* Written task *
Everything from the first line of the data below through the line that contains "rule(10, 184, 233)" should be written out exactly, please, and nothing more; the pictures stay out.

* Information given *

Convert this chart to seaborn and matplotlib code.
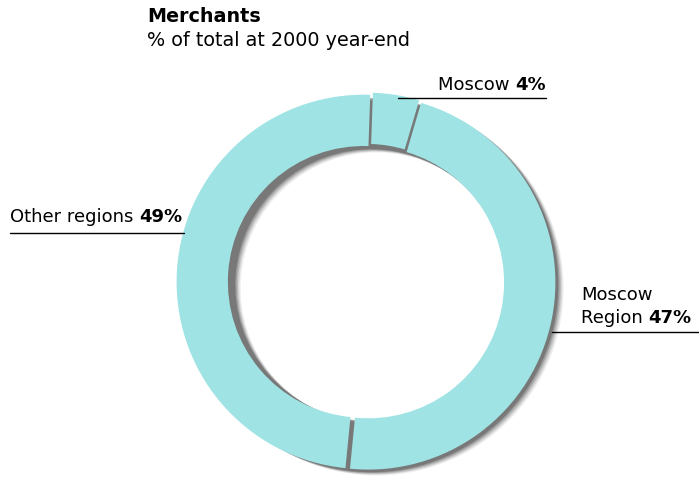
import seaborn as sns
import matplotlib.pyplot as plt

# Data
segments = ['Moscow', 'Moscow Region', 'Other regions']
shares = [4, 47, 49]
ring_color = '#a0e3e4'

sns.set_style("white")
plt.rcParams['font.family'] = ['DejaVu Sans']
plt.rcParams['text.color'] = 'black'
FS = 13
FS_TITLE = 13.8

W, H = 699, 483
fig = plt.figure(figsize=(W / 100, H / 100), dpi=100)

# donut centre / radius in pixels
cx, cy, r = 366, 282, 190
ax = fig.add_axes([(cx - r) / W, (H - cy - r) / H, 2 * r / W, 2 * r / H])
ax.axis('off')

ring_w = 0.27

# soft shadow, offset down and right
for k, a in enumerate([0.08, 0.12, 0.16, 0.22, 0.3]):
    off = 0.055 - k * 0.007
    ax.pie(shares, radius=0.985, startangle=88, counterclock=False,
           colors=['#2a2a2a'] * 3, center=(off, -off * 0.6),
           wedgeprops=dict(width=ring_w, alpha=a, linewidth=0))

ax.pie(shares, radius=0.985, startangle=88, counterclock=False,
       colors=[ring_color] * 3, explode=[0.012] * 3,
       wedgeprops=dict(width=ring_w, linewidth=0))
ax.set_aspect('equal')
ax.set_xlim(-1.0, 1.0)
ax.set_ylim(-1.0, 1.0)


def px(x, y):
    return x / W, 1 - y / H


# Title
fig.text(*px(147, 17), "Merchants", fontsize=FS_TITLE, fontweight='bold', va='center')
fig.text(*px(147, 41), "% of total at 2000 year-end", fontsize=FS_TITLE, va='center')

fig.canvas.draw()
renderer = fig.canvas.get_renderer()


def label(x, y, normal, bold, ha='left'):
    t1 = fig.text(*px(x, y), normal, fontsize=FS, va='center')
    w1 = t1.get_window_extent(renderer).width
    t2 = fig.text(0, 0, bold, fontsize=FS, fontweight='bold', va='center')
    w2 = t2.get_window_extent(renderer).width
    if ha == 'right':
        x0 = x - w1 - w2
        t1.set_position(px(x0, y))
    else:
        x0 = x
    t2.set_position(px(x0 + w1, y))


def rule(x0, x1, y):
    fig.add_artist(plt.Line2D([x0 / W, x1 / W], [1 - y / H] * 2,
                              color='black', linewidth=1))


label(546, 85, "Moscow ", "4%", ha='right')
rule(398, 546, 98)

label(182, 217, "Other regions ", "49%", ha='right')
rule(10, 184, 233)

fig.text(*px(581, 295), "Moscow", fontsize=FS, va='center')
label(581, 318, "Region ", "47%")
rule(552, 699, 332)

fig.savefig("out.png", dpi=100)
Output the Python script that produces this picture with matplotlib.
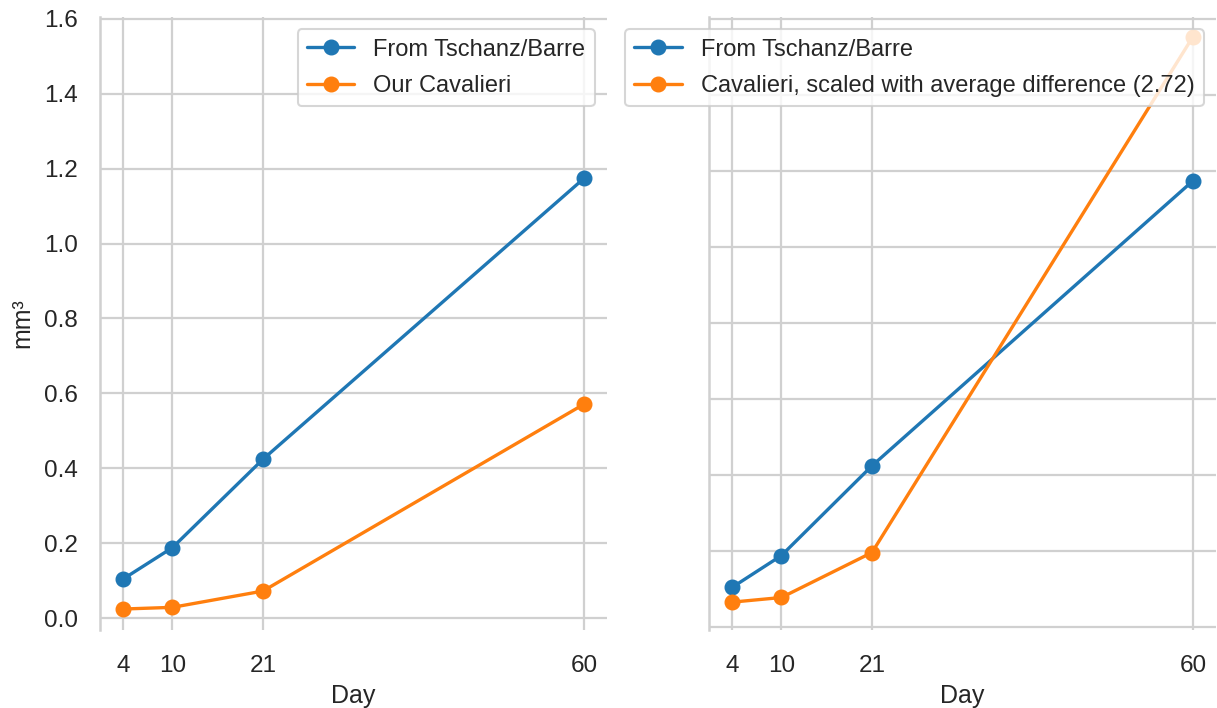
import numpy as np
import matplotlib
matplotlib.use('Agg')
import matplotlib.pyplot as plt
import seaborn as sns

# Volumen über die Zeit: Literaturwerte vs. eigene Cavalieri-Schätzung
days = np.array([4, 10, 21, 60])
tschanz = np.array([0.104, 0.188, 0.424, 1.174])
cavalieri = np.array([0.024, 0.0285, 0.072, 0.571])
avg_diff = 2.72

sns.set_theme(style='whitegrid', context='talk')
plt.rcParams['font.family'] = ['Liberation Sans', 'DejaVu Sans']
plt.rcParams['grid.color'] = '#d0d0d0'
plt.rcParams['axes.edgecolor'] = '#d0d0d0'

fig = plt.figure(figsize=(12.17, 7.08), dpi=100)
ax1 = fig.add_axes([100/1217, 1-630/708, 507/1217, 613/708])
ax2 = fig.add_axes([709/1217, 1-630/708, 507/1217, 613/708])

ax1.plot(days, tschanz, 'o-', color='tab:blue', lw=2.4, ms=10.5, label='From Tschanz/Barre')
ax1.plot(days, cavalieri, 'o-', color='tab:orange', lw=2.4, ms=10.5, label='Our Cavalieri')
ax1.set_ylim(-0.032, 1.605)
ax1.set_yticks(np.arange(0, 1.61, 0.2))
ax1.set_ylabel('mm³', fontsize=18, labelpad=7)

ax2.plot(days, tschanz, 'o-', color='tab:blue', lw=2.4, ms=10.5, label='From Tschanz/Barre')
ax2.plot(days, cavalieri*avg_diff, 'o-', color='tab:orange', lw=2.4, ms=10.5,
         label='Cavalieri, scaled with average difference (%.2f)' % avg_diff)
ax2.set_ylim(-0.008, 1.605)
ax2.set_yticks(np.arange(0, 1.61, 0.2))
ax2.set_yticklabels([])

for ax in (ax1, ax2):
    ax.set_xticks(days)
    ax.set_xlim(1.2, 62.8)
    ax.set_xlabel('Day', fontsize=18, labelpad=5)
    ax.tick_params(axis='x', labelsize=17.5, pad=18, length=0)
    ax.tick_params(axis='y', labelsize=17.5, pad=16, length=0)
    for s in ('top', 'right', 'bottom'):
        ax.spines[s].set_visible(False)
    ax.spines['left'].set_linewidth(1.8)
    ax.grid(True, linewidth=1.6)
    ax.legend(loc='upper right', fontsize=17, framealpha=0.8, borderaxespad=0.52,
              handlelength=2, handletextpad=0.8, labelspacing=0.6)

fig.savefig('out.png', dpi=100)
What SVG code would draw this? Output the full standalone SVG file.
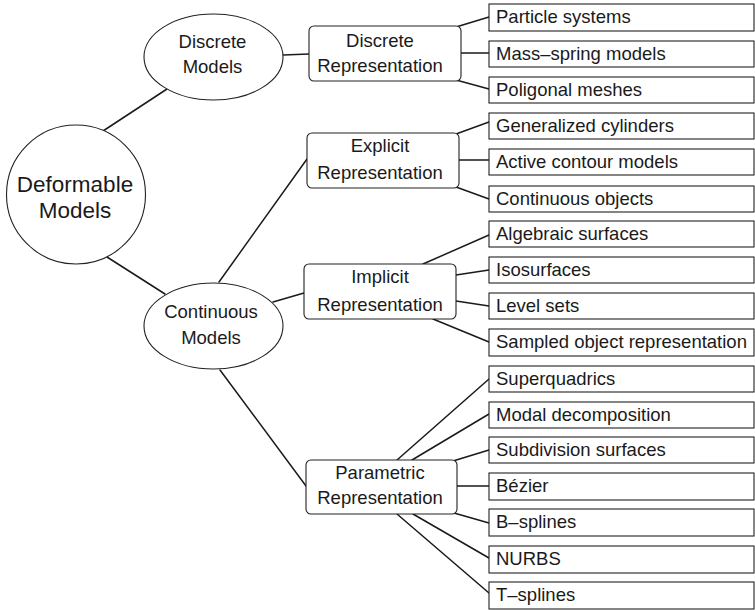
<svg xmlns="http://www.w3.org/2000/svg" width="755" height="610" viewBox="0 0 755 610">
<style>
.shape{fill:#fff;stroke:#222;stroke-width:1.1}
.conn line{stroke:#1a1a1a;stroke-width:1.5;fill:none;stroke-linecap:round}
text{font-family:"Liberation Sans","DejaVu Sans",sans-serif;font-size:18.5px;fill:#1a1a1a}
.c{text-anchor:middle}
.big{font-size:22.5px}
</style>
<rect width="755" height="610" fill="#fff"/>
<g id="connectors" class="conn">
<line x1="103" y1="131" x2="167" y2="89"/>
<line x1="107" y1="257" x2="165" y2="294"/>
<line x1="283" y1="55" x2="309" y2="54"/>
<line x1="219" y1="282" x2="307" y2="159"/>
<line x1="273" y1="302" x2="304" y2="293"/>
<line x1="220" y1="370" x2="306" y2="486"/>
<line x1="456" y1="27" x2="489" y2="17"/>
<line x1="461" y1="53" x2="489" y2="53"/>
<line x1="456" y1="80" x2="489" y2="89"/>
<line x1="456" y1="134" x2="489" y2="122"/>
<line x1="459" y1="160" x2="489" y2="160"/>
<line x1="456" y1="187" x2="489" y2="199"/>
<line x1="423" y1="264" x2="489" y2="235"/>
<line x1="456" y1="275" x2="489" y2="270"/>
<line x1="456" y1="301" x2="489" y2="306"/>
<line x1="433" y1="319" x2="489" y2="342"/>
<line x1="397" y1="460" x2="489" y2="379"/>
<line x1="412" y1="460" x2="489" y2="414"/>
<line x1="453" y1="461" x2="489" y2="450"/>
<line x1="457" y1="486" x2="489" y2="486"/>
<line x1="454" y1="513" x2="489" y2="523"/>
<line x1="413" y1="514" x2="489" y2="558"/>
<line x1="397" y1="514" x2="489" y2="593"/>
</g>
<g id="deformable"><circle class="shape" cx="76" cy="194.5" r="69.5"/><text class="c big" x="75" y="192">Deformable</text><text class="c big" x="75" y="218">Models</text></g>
<g id="discrete-models"><ellipse class="shape" cx="213.5" cy="57" rx="69.5" ry="43"/><text class="c" x="212.5" y="48">Discrete</text><text class="c" x="212.5" y="73">Models</text></g>
<g id="continuous-models"><ellipse class="shape" cx="213.5" cy="326" rx="69.5" ry="43"/><text class="c" x="211" y="318">Continuous</text><text class="c" x="211" y="344">Models</text></g>
<g id="discrete-rep"><rect class="shape" x="309" y="26" width="152" height="55" rx="5"/><text class="c" x="380" y="47">Discrete</text><text class="c" x="380" y="72">Representation</text></g>
<g id="explicit-rep"><rect class="shape" x="307" y="133" width="152" height="55" rx="5"/><text class="c" x="380" y="152">Explicit</text><text class="c" x="380" y="179">Representation</text></g>
<g id="implicit-rep"><rect class="shape" x="304" y="264" width="152" height="55" rx="5"/><text class="c" x="380" y="283">Implicit</text><text class="c" x="380" y="311">Representation</text></g>
<g id="parametric-rep"><rect class="shape" x="306" y="460" width="151" height="54" rx="5"/><text class="c" x="380" y="479">Parametric</text><text class="c" x="380" y="504">Representation</text></g>
<g id="leaf1"><rect class="shape" x="489" y="4" width="265" height="27"/><text x="496" y="23">Particle systems</text></g>
<g id="leaf2"><rect class="shape" x="489" y="41" width="265" height="26"/><text x="496" y="60">Mass–spring models</text></g>
<g id="leaf3"><rect class="shape" x="489" y="77" width="265" height="26"/><text x="496" y="96">Poligonal meshes</text></g>
<g id="leaf4"><rect class="shape" x="489" y="113" width="265" height="26"/><text x="496" y="132">Generalized cylinders</text></g>
<g id="leaf5"><rect class="shape" x="489" y="149" width="265" height="26"/><text x="496" y="168">Active contour models</text></g>
<g id="leaf6"><rect class="shape" x="489" y="186" width="265" height="26"/><text x="496" y="205">Continuous objects</text></g>
<g id="leaf7"><rect class="shape" x="489" y="221" width="265" height="26"/><text x="496" y="240">Algebraic surfaces</text></g>
<g id="leaf8"><rect class="shape" x="489" y="257" width="265" height="26"/><text x="496" y="276">Isosurfaces</text></g>
<g id="leaf9"><rect class="shape" x="489" y="293" width="265" height="26"/><text x="496" y="312">Level sets</text></g>
<g id="leaf10"><rect class="shape" x="489" y="329" width="265" height="27"/><text x="496" y="348">Sampled object representation</text></g>
<g id="leaf11"><rect class="shape" x="489" y="366" width="265" height="26"/><text x="496" y="385">Superquadrics</text></g>
<g id="leaf12"><rect class="shape" x="489" y="402" width="265" height="26"/><text x="496" y="421">Modal decomposition</text></g>
<g id="leaf13"><rect class="shape" x="489" y="437" width="265" height="26"/><text x="496" y="456">Subdivision surfaces</text></g>
<g id="leaf14"><rect class="shape" x="489" y="473" width="265" height="27"/><text x="496" y="492">Bézier</text></g>
<g id="leaf15"><rect class="shape" x="489" y="509" width="265" height="27"/><text x="496" y="528">B–splines</text></g>
<g id="leaf16"><rect class="shape" x="489" y="546" width="265" height="27"/><text x="496" y="565">NURBS</text></g>
<g id="leaf17"><rect class="shape" x="489" y="582" width="265" height="27"/><text x="496" y="601">T–splines</text></g>
</svg>
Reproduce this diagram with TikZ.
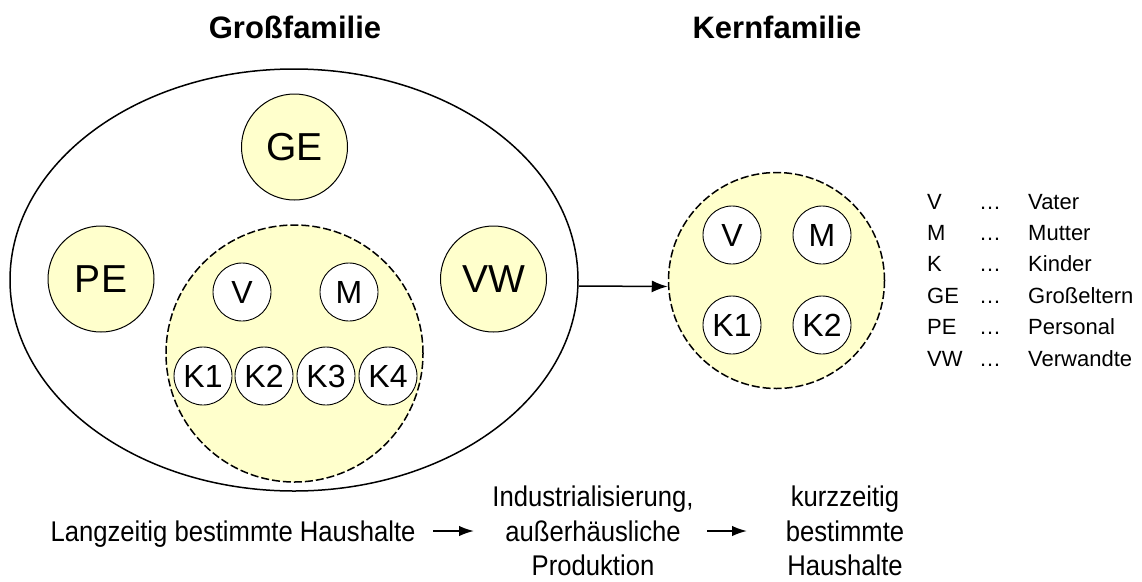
\documentclass[tikz,border=0pt]{standalone}
\usepackage{fontspec}
\setmainfont{Liberation Sans}
\newfontfamily\narrowfont{Liberation Sans}[FakeStretch=0.9]
\usetikzlibrary{shapes.geometric,arrows.meta}
\definecolor{famfill}{RGB}{255,255,204}
\begin{document}
\begin{tikzpicture}[x=1pt,y=-1pt,
  bigc/.style={circle,draw,line width=1pt,fill=famfill,minimum size=106pt,inner sep=0pt,font=\fontsize{39}{39}\selectfont},
  smallc/.style={circle,draw,line width=0.9pt,fill=white,minimum size=58pt,inner sep=0pt,font=\fontsize{32}{32}\selectfont},
  groupc/.style={circle,draw,line width=1.5pt,dash pattern=on 8pt off 3pt,fill=famfill,inner sep=0pt},
  titletxt/.style={font=\fontsize{31}{31}\selectfont\bfseries,anchor=base,inner sep=0pt},
  legtext/.style={font=\fontsize{22}{22}\selectfont,anchor=base west,inner sep=0pt},
  bottxt/.style={font=\narrowfont\fontsize{28.5}{34.5}\selectfont,align=center,inner sep=0pt},
  conn/.style={line width=1.5pt,-{Latex[length=16pt,width=12pt]}},
  flow/.style={line width=1.8pt,-{Latex[length=15pt,width=10.5pt]}}]
\useasboundingbox (0,0) rectangle (1142,581);

% titles
\node[titletxt] (t1) at (295,38) {Großfamilie};
\node[titletxt] (t2) at (777,38) {Kernfamilie};

% Grossfamilie
\node[ellipse,draw,line width=1.5pt,minimum width=568pt,minimum height=422pt,inner sep=0pt] (gross) at (294,280) {};
\node[bigc] (ge) at (294.5,147) {GE};
\node[bigc] (pe) at (101,279) {PE};
\node[bigc] (vw) at (493.5,279) {VW};
\node[groupc,minimum size=257pt] (core) at (294.5,353.5) {};
\node[smallc] (v1) at (242,292) {V};
\node[smallc] (m1) at (349,292) {M};
\node[smallc] (k1) at (203,376) {K1};
\node[smallc] (k2) at (264,376) {K2};
\node[smallc] (k3) at (326,376) {K3};
\node[smallc] (k4) at (388,376) {K4};

% Kernfamilie
\node[groupc,minimum size=216pt] (kern) at (776.5,280.5) {};
\node[smallc] (v2) at (732,235) {V};
\node[smallc] (m2) at (822,235) {M};
\node[smallc] (kk1) at (732,325) {K1};
\node[smallc] (kk2) at (822,325) {K2};

\draw[conn] ([yshift=-6pt]gross.east) -- ([yshift=-6pt]kern.west);

% legend
\foreach \ab/\word [count=\i from 0] in {V/Vater,M/Mutter,K/Kinder,GE/Großeltern,PE/Personal,VW/Verwandte}{
  \node[legtext] (la\i) at (927,209+31.4*\i) {\ab};
  \node[legtext] (ld\i) at (979,209+31.4*\i) {…};
  \node[legtext] (lw\i) at (1028,209+31.4*\i) {\word};
}

% bottom
\node[bottxt,anchor=base] (lang) at (233,541.5) {Langzeitig bestimmte Haushalte};
\node[bottxt,anchor=north] (indu) at (593,486) {Industrialisierung,\\außerhäusliche\\Produktion};
\node[bottxt,anchor=north] (kurz) at (845,486) {kurzzeitig\\bestimmte\\Haushalte};
\coordinate (a1s) at (433,531);
\coordinate (a1e) at (474,531);
\coordinate (a2s) at (707,531);
\coordinate (a2e) at (747,531);
\draw[flow] (a1s) -- (a1e);
\draw[flow] (a2s) -- (a2e);
\end{tikzpicture}
\end{document}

* Answer in full *
Convert this chart to seaborn and matplotlib code.
import seaborn as sns
import matplotlib.pyplot as plt

# Data
segments = ['Moscow', 'Moscow Region', 'Other regions']
shares = [4, 47, 49]
ring_color = '#a0e3e4'

sns.set_style("white")
plt.rcParams['font.family'] = ['DejaVu Sans']
plt.rcParams['text.color'] = 'black'
FS = 13
FS_TITLE = 13.8

W, H = 699, 483
fig = plt.figure(figsize=(W / 100, H / 100), dpi=100)

# donut centre / radius in pixels
cx, cy, r = 366, 282, 190
ax = fig.add_axes([(cx - r) / W, (H - cy - r) / H, 2 * r / W, 2 * r / H])
ax.axis('off')

ring_w = 0.27

# soft shadow, offset down and right
for k, a in enumerate([0.08, 0.12, 0.16, 0.22, 0.3]):
    off = 0.055 - k * 0.007
    ax.pie(shares, radius=0.985, startangle=88, counterclock=False,
           colors=['#2a2a2a'] * 3, center=(off, -off * 0.6),
           wedgeprops=dict(width=ring_w, alpha=a, linewidth=0))

ax.pie(shares, radius=0.985, startangle=88, counterclock=False,
       colors=[ring_color] * 3, explode=[0.012] * 3,
       wedgeprops=dict(width=ring_w, linewidth=0))
ax.set_aspect('equal')
ax.set_xlim(-1.0, 1.0)
ax.set_ylim(-1.0, 1.0)


def px(x, y):
    return x / W, 1 - y / H


# Title
fig.text(*px(147, 17), "Merchants", fontsize=FS_TITLE, fontweight='bold', va='center')
fig.text(*px(147, 41), "% of total at 2000 year-end", fontsize=FS_TITLE, va='center')

fig.canvas.draw()
renderer = fig.canvas.get_renderer()


def label(x, y, normal, bold, ha='left'):
    t1 = fig.text(*px(x, y), normal, fontsize=FS, va='center')
    w1 = t1.get_window_extent(renderer).width
    t2 = fig.text(0, 0, bold, fontsize=FS, fontweight='bold', va='center')
    w2 = t2.get_window_extent(renderer).width
    if ha == 'right':
        x0 = x - w1 - w2
        t1.set_position(px(x0, y))
    else:
        x0 = x
    t2.set_position(px(x0 + w1, y))


def rule(x0, x1, y):
    fig.add_artist(plt.Line2D([x0 / W, x1 / W], [1 - y / H] * 2,
                              color='black', linewidth=1))


label(546, 85, "Moscow ", "4%", ha='right')
rule(398, 546, 98)

label(182, 217, "Other regions ", "49%", ha='right')
rule(10, 184, 233)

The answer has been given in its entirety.